How does Shakespeare present Lear's daughters in Act One, Scene One?

From its outset, Shakespeare’s ‘King Lear’ challenges the fundamental qualities of human relationships and connections that are traditionally thought to be stable. In particular, it is the institution of the family that is debased and reduced, with this process catalysed in Act One. Rather than appearing as the dutiful daughters responding to their father’s demands, in the pageant of the love-test, Shakespeare exposes Goneril and Regan’s manipulative and avaricious natures, just as he establishes the anomaly Cordelia’s honesty and rationality in the face of King Lear’s insecurity and blindness.In Scene One Shakespeare presents Goneril and Regan initially as superficially dutiful, indulging their father in his ritual. It is the apparent perfection in their answers that raises suspicion concerning their motives. Their language is hyperbolic, jumping to the heights of professions of devotion more suggestive of romantic love than familial – Goneril announces she loves him ‘more than words can wield to the matter’, although her words of love are used with notable proficiency, and Regan that her love for him is uncontested. Cordelia outlines the underlying faults in their confessions, which Lear in his ignorance and desire to ratify his own self-worth fails to see, or ignores.
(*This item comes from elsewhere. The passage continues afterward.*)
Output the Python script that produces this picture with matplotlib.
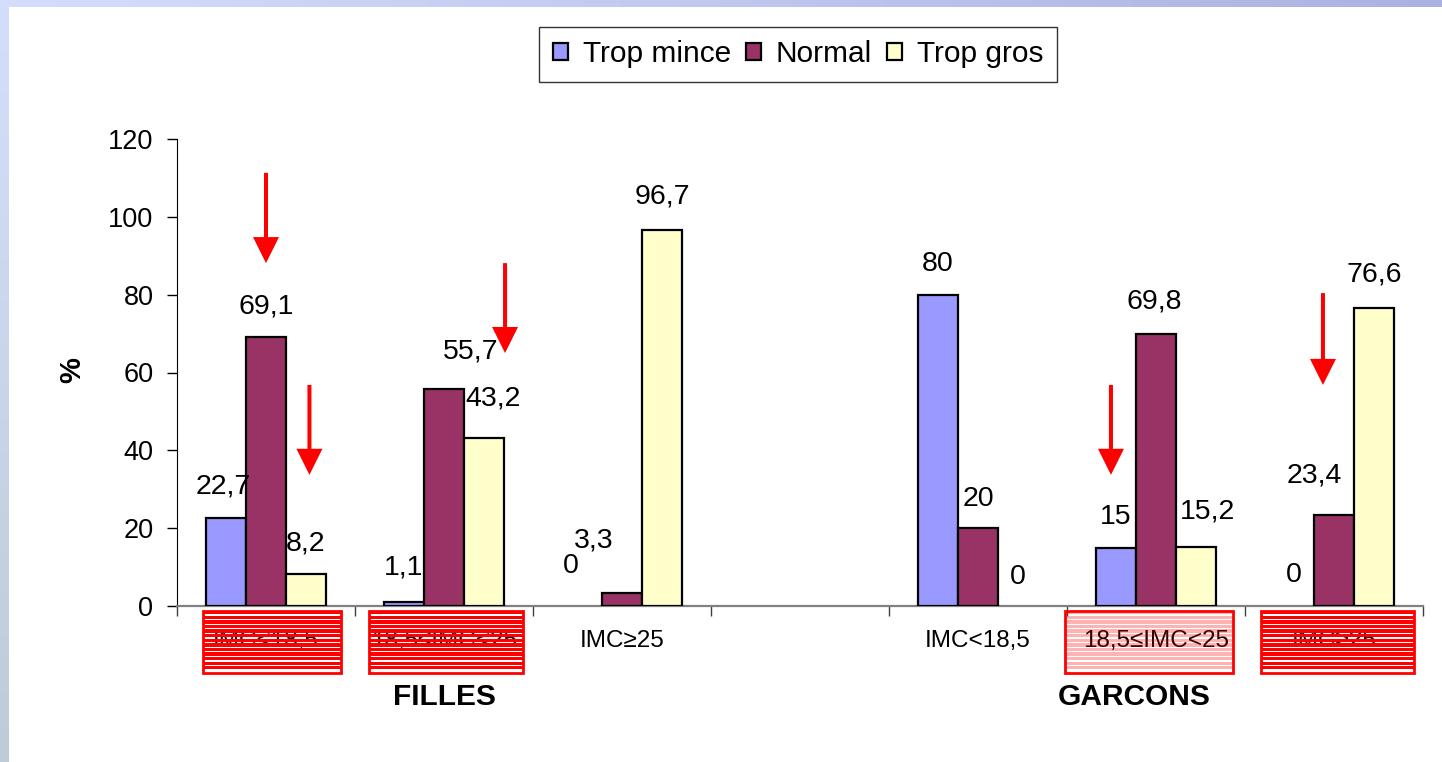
import numpy as np
import matplotlib.pyplot as plt
from matplotlib.patches import Rectangle

plt.rcParams['font.family'] = ['Liberation Sans', 'DejaVu Sans']

# data
categories = ['IMC<18,5', '18,5≤IMC<25', 'IMC≥25', '', 'IMC<18,5', '18,5≤IMC<25', 'IMC≥25']
trop_mince = [22.7, 1.1, 0, np.nan, 80, 15, 0]
normal = [69.1, 55.7, 3.3, np.nan, 20, 69.8, 23.4]
trop_gros = [8.2, 43.2, 96.7, np.nan, 0, 15.2, 76.6]
series_names = ['Trop mince', 'Normal', 'Trop gros']
groups = ['FILLES', 'GARCONS']

colors = ['#9999FF', '#993366', '#FFFFCC']

W, H = 1442, 762
fig = plt.figure(figsize=(W / 100, H / 100), dpi=100)

# slide background bands
bg = fig.add_axes([0, 0, 1, 1])
bg.set_axis_off()
t = np.linspace(0, 1, 256)
c0 = np.array([212, 222, 252]) / 255
c1 = np.array([170, 178, 226]) / 255
c2 = np.array([190, 204, 216]) / 255
top_band = (c0[None, :] * (1 - t[:, None]) + c1[None, :] * t[:, None])[None, :, :]
left_band = (c0[None, :] * (1 - t[:, None]) + c2[None, :] * t[:, None])[:, None, :]
bg.imshow(top_band, extent=(0, W, 7, 0), aspect='auto')
bg.imshow(left_band, extent=(0, 9, H, 7), aspect='auto')
bg.set_xlim(0, W)
bg.set_ylim(H, 0)

ax = fig.add_axes([177 / W, 156 / H, 1246 / W, 467 / H])
x = np.arange(len(categories))
w = 0.2247
series = [trop_mince, normal, trop_gros]
bars = []
for j, vals in enumerate(series):
    b = ax.bar(x + (j - 1) * w, vals, w, color=colors[j], edgecolor='black',
               linewidth=1.6, label=series_names[j], zorder=3)
    for p in b.patches:
        if p.get_height() == 0:
            p.set_linewidth(0)
    bars.append(b)

ax.set_xlim(-0.5, 6.5)
ax.set_ylim(0, 120)
ax.set_yticks(range(0, 121, 20))
ax.tick_params(axis='y', direction='out', length=7, width=1, labelsize=19.5, pad=10)
ax.set_xticks(x)
ax.set_xticklabels(categories)
ax.set_xticks(np.arange(-0.5, 7, 1), minor=True)
ax.tick_params(axis='x', which='major', length=0, labelsize=17.5, pad=17)
ax.tick_params(axis='x', which='minor', direction='out', length=7, width=1, color='#404040')
for s in ['top', 'right']:
    ax.spines[s].set_visible(False)
ax.spines['left'].set_color('black')
ax.spines['bottom'].set_color('#808080')
ax.spines['bottom'].set_linewidth(1.6)

# value labels (px nudges for the few that were moved by hand)
nudge = {(0, 0): (-3, 0), (0, 1): (0, 3), (1, 1): (27, 7), (2, 1): (9, 8),
         (0, 2): (-11, 9), (1, 2): (-28, 22), (2, 2): (0, 2),
         (1, 4): (0, -2), (2, 4): (0, -2), (1, 5): (-2, 2), (2, 5): (12, 4),
         (1, 6): (-20, 8), (2, 6): (0, 2)}
for j, vals in enumerate(series):
    for i, v in enumerate(vals):
        if np.isnan(v):
            continue
        dx, dy = nudge.get((j, i), (0, 0))
        ax.annotate(f'{v:g}'.replace('.', ','), xy=(i + (j - 1) * w, v),
                    xytext=(dx, 24 + dy), textcoords='offset pixels',
                    ha='center', va='baseline', fontsize=20.5, zorder=6)

# red hatched boxes over some category labels
boxes = [(-0.354, 0.421, 1.0), (0.579, 1.444, 1.0), (4.489, 5.433, 0.3), (5.590, 6.449, 1.0)]
ytop, ybot = -1.3, -17.2
period, red_h = 1.18, 0.85
for x0, x1, a in boxes:
    yy = ytop
    while yy - red_h > ybot:
        ax.add_patch(Rectangle((x0, yy - red_h), x1 - x0, red_h, facecolor='red',
                               alpha=a, linewidth=0, clip_on=False, zorder=5))
        yy -= period
    ax.add_patch(Rectangle((x0, ybot), x1 - x0, ytop - ybot, fill=False,
                           edgecolor='red', linewidth=2, clip_on=False, zorder=5))

# red arrows
arrows = [(0.0, 111.3, 88.1), (0.244, 56.8, 33.7), (1.343, 88.1, 65.0),
          (4.747, 56.8, 33.7), (5.938, 80.4, 56.8)]
for ax_x, y0, y1 in arrows:
    ax.arrow(ax_x, y0, 0, y1 - y0, width=0.0225, head_width=0.146, head_length=6.7,
             length_includes_head=True, color='red', linewidth=0, zorder=7)

# group names
ax.text(1.0, -23.4, groups[0], ha='center', va='center', fontsize=21.5,
        fontweight='bold', clip_on=False)
ax.text(4.875, -23.4, groups[1], ha='center', va='center', fontsize=21.5,
        fontweight='bold', clip_on=False)

fig.text(72 / W, 1 - 370 / H, '%', rotation=90, ha='center', va='center',
         fontsize=21, fontweight='bold')

leg = fig.legend(handles=bars, labels=series_names, loc='center',
                 bbox_to_anchor=(798 / W, 1 - 54.5 / H), ncol=3, fontsize=21.5,
                 frameon=True, fancybox=False, edgecolor='black',
                 handlelength=0.5, handleheight=0.5, handletextpad=0.5,
                 columnspacing=0.5, borderpad=0.45)
leg.get_frame().set_linewidth(1)

fig.savefig('out.png', dpi=100)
She highlights the faults in claiming that their love for their father is unique, especially as their husbands are also present – ‘why have my sisters’ husbands if they love you all?’ and more viciously, upon her departure with France, Cordelia announces that ‘I know you what you are’. Her concern for her father’s wellbeing in the event of her banishment illuminates the underlying malicious nature of her sisters. The two are scheming and manipulative and must act '‘i’th’heat’: they understand that Lear is approaching senility, and they seize the opportunity presented to them to ensure their survival, and their quick remarks suggest that perhaps indulging their father, ratifying their love for him, is not a unique event. Contrastingly, Cordelia loves Lear according to Elizabethan traditions of familial relationships, it is suggested Lear hoped to ‘set his rest on her kind nursery’, implying that Lear knows the extent of Cordelia’s love for him, he was intimately aware of her compassion and that it would extend into his senility.